++++ RECORDED INFORMATION ++++

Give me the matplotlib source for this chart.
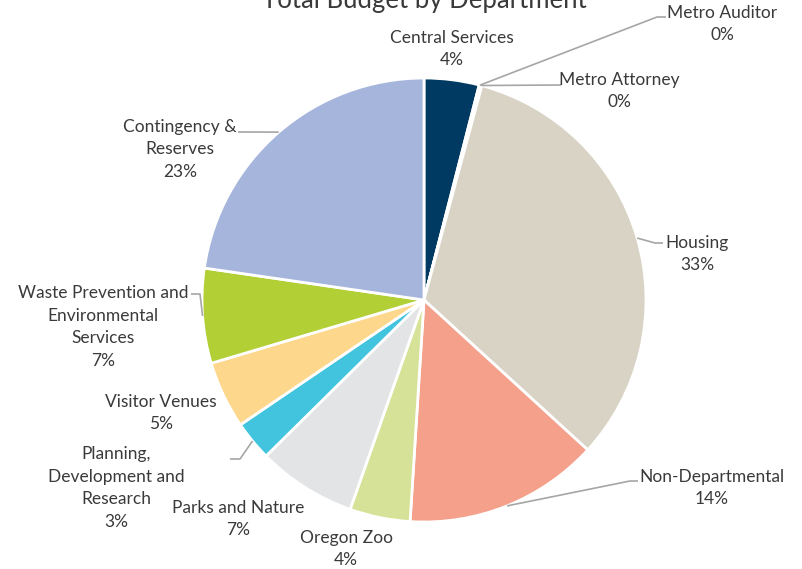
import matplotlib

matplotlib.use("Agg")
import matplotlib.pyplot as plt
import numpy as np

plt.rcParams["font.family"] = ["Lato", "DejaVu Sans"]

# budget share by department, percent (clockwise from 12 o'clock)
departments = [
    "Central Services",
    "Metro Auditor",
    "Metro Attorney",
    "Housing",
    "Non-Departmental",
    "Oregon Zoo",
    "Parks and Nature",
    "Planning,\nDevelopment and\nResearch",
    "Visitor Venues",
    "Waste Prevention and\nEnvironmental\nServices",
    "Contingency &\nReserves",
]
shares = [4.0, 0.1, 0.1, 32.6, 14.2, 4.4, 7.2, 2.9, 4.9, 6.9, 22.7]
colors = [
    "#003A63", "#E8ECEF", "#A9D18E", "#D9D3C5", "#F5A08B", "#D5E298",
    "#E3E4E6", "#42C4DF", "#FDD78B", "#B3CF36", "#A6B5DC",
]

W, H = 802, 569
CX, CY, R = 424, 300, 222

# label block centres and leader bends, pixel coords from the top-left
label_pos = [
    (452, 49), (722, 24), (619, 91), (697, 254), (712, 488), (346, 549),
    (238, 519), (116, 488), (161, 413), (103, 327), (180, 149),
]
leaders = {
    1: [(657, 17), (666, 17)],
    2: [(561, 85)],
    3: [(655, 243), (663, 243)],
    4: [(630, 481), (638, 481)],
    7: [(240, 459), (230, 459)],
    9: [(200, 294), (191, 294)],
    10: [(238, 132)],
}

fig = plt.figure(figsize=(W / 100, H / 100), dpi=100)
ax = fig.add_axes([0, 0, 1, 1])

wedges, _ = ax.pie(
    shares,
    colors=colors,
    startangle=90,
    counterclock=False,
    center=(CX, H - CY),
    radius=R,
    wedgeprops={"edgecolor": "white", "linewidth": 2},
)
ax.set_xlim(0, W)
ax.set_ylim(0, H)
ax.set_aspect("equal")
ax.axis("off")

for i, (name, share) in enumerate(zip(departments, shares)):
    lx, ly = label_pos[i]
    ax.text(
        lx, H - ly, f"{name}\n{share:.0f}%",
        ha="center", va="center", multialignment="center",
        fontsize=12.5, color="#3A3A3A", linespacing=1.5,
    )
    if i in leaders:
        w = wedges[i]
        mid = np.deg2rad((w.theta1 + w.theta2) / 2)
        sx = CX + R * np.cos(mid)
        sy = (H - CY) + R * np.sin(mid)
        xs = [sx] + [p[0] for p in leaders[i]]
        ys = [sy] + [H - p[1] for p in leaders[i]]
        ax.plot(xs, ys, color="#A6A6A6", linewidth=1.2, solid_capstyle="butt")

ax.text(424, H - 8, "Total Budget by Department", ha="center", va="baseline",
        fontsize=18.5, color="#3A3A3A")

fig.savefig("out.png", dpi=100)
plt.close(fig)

++++

Take the data above and repeat it exactly, leaving each picture out.

*REPLY*
Give me the matplotlib source for this chart.
import matplotlib

matplotlib.use("Agg")
import matplotlib.pyplot as plt
import numpy as np

plt.rcParams["font.family"] = ["Lato", "DejaVu Sans"]

# budget share by department, percent (clockwise from 12 o'clock)
departments = [
    "Central Services",
    "Metro Auditor",
    "Metro Attorney",
    "Housing",
    "Non-Departmental",
    "Oregon Zoo",
    "Parks and Nature",
    "Planning,\nDevelopment and\nResearch",
    "Visitor Venues",
    "Waste Prevention and\nEnvironmental\nServices",
    "Contingency &\nReserves",
]
shares = [4.0, 0.1, 0.1, 32.6, 14.2, 4.4, 7.2, 2.9, 4.9, 6.9, 22.7]
colors = [
    "#003A63", "#E8ECEF", "#A9D18E", "#D9D3C5", "#F5A08B", "#D5E298",
    "#E3E4E6", "#42C4DF", "#FDD78B", "#B3CF36", "#A6B5DC",
]

W, H = 802, 569
CX, CY, R = 424, 300, 222

# label block centres and leader bends, pixel coords from the top-left
label_pos = [
    (452, 49), (722, 24), (619, 91), (697, 254), (712, 488), (346, 549),
    (238, 519), (116, 488), (161, 413), (103, 327), (180, 149),
]
leaders = {
    1: [(657, 17), (666, 17)],
    2: [(561, 85)],
    3: [(655, 243), (663, 243)],
    4: [(630, 481), (638, 481)],
    7: [(240, 459), (230, 459)],
    9: [(200, 294), (191, 294)],
    10: [(238, 132)],
}

fig = plt.figure(figsize=(W / 100, H / 100), dpi=100)
ax = fig.add_axes([0, 0, 1, 1])

wedges, _ = ax.pie(
    shares,
    colors=colors,
    startangle=90,
    counterclock=False,
    center=(CX, H - CY),
    radius=R,
    wedgeprops={"edgecolor": "white", "linewidth": 2},
)
ax.set_xlim(0, W)
ax.set_ylim(0, H)
ax.set_aspect("equal")
ax.axis("off")

for i, (name, share) in enumerate(zip(departments, shares)):
    lx, ly = label_pos[i]
    ax.text(
        lx, H - ly, f"{name}\n{share:.0f}%",
        ha="center", va="center", multialignment="center",
        fontsize=12.5, color="#3A3A3A", linespacing=1.5,
    )
    if i in leaders:
        w = wedges[i]
        mid = np.deg2rad((w.theta1 + w.theta2) / 2)
        sx = CX + R * np.cos(mid)
        sy = (H - CY) + R * np.sin(mid)
        xs = [sx] + [p[0] for p in leaders[i]]
        ys = [sy] + [H - p[1] for p in leaders[i]]
        ax.plot(xs, ys, color="#A6A6A6", linewidth=1.2, solid_capstyle="butt")

ax.text(424, H - 8, "Total Budget by Department", ha="center", va="baseline",
        fontsize=18.5, color="#3A3A3A")

fig.savefig("out.png", dpi=100)
plt.close(fig)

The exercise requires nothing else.